Researchers have demonstrated that poisoning attacks on 3D point cloud datasets used for autonomous vehicle perception remain effective even when datasets undergo augmentation. The finding challenges a common assumption that data augmentation naturally sanitizes malicious training data. This matters because autonomous vehicle systems rely heavily on augmented datasets to improve robustness, yet poisoned samples can still embed backdoors or trigger misclassification despite augmentation. The work exposes a gap in current data validation practices for safety-critical ML pipelines, signaling that dataset curation alone cannot guarantee protection against sophisticated training-time attacks.
Modelwire context
ExplainerThe study isolates a specific failure mode: augmentation techniques designed to improve model robustness don't filter out adversarial training data. This means the industry's implicit defense (more diverse training samples = cleaner models) doesn't hold against deliberate poisoning.
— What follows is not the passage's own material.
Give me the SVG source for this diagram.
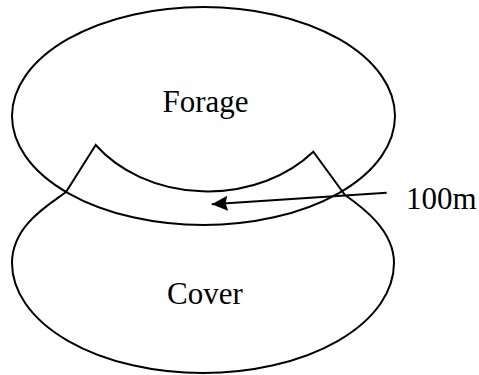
<svg xmlns="http://www.w3.org/2000/svg" width="479" height="375" viewBox="0 0 479 375">
  <style>
    .shape { fill: none; stroke: #000; stroke-width: 2; stroke-linejoin: miter; }
    .lbl { font-family: "Liberation Serif", "Times New Roman", serif; font-size: 31px; fill: #000; }
    .conn { stroke: #000; stroke-width: 2; fill: none; }
  </style>
  <defs>
    <marker id="arrow" markerUnits="userSpaceOnUse" markerWidth="17" markerHeight="15" refX="16" refY="7.5" orient="auto">
      <path d="M0,0 L16,7.5 L0,15 L2,7.5 Z" fill="#000"/>
    </marker>
  </defs>
  <rect width="479" height="375" fill="#fff"/>
  <g id="forage">
    <ellipse class="shape" cx="203.5" cy="116" rx="191.5" ry="109"/>
    <text class="lbl" x="205.5" y="112" text-anchor="middle">Forage</text>
  </g>
  <g id="cover">
    <path class="shape" d="M95.7,145 L66,192 C50,204 12,225 12,263 A191 110 0 0 0 394,263 C394,230 362,207 345,195 L313.3,151.7 A138 111.5 0 0 1 95.7,145 Z"/>
    <text class="lbl" x="205" y="304" text-anchor="middle">Cover</text>
  </g>
  <g id="label-100m">
    <text class="lbl" x="406" y="209">100m</text>
  </g>
  <g id="connectors">
    <line class="conn" x1="386.7" y1="192.8" x2="211.7" y2="204.3" marker-end="url(#arrow)"/>
  </g>
</svg>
This connects directly to the methodological blind spots exposed in recent arXiv work on data leakage and evaluation protocols. Just as the RF drone benchmark study (July 1) revealed how standard cross-validation masks overfitting through segment-level duplication, this work surfaces a gap in how safety-critical ML pipelines validate training data integrity. Both papers share a common finding: standard practices that practitioners assume are protective actually hide vulnerabilities. For autonomous vehicles, the implication is sharper because the stakes are physical. Dataset curation alone, like evaluation splits alone, creates a false sense of security.
If major autonomous vehicle perception datasets (nuScenes, Waymo Open, KITTI) publish augmentation-aware poisoning defenses within the next 6 months, that signals the industry is treating this as actionable. If they don't, watch whether regulators begin requiring explicit poisoning robustness testing as part of safety certification for level 3+ autonomy.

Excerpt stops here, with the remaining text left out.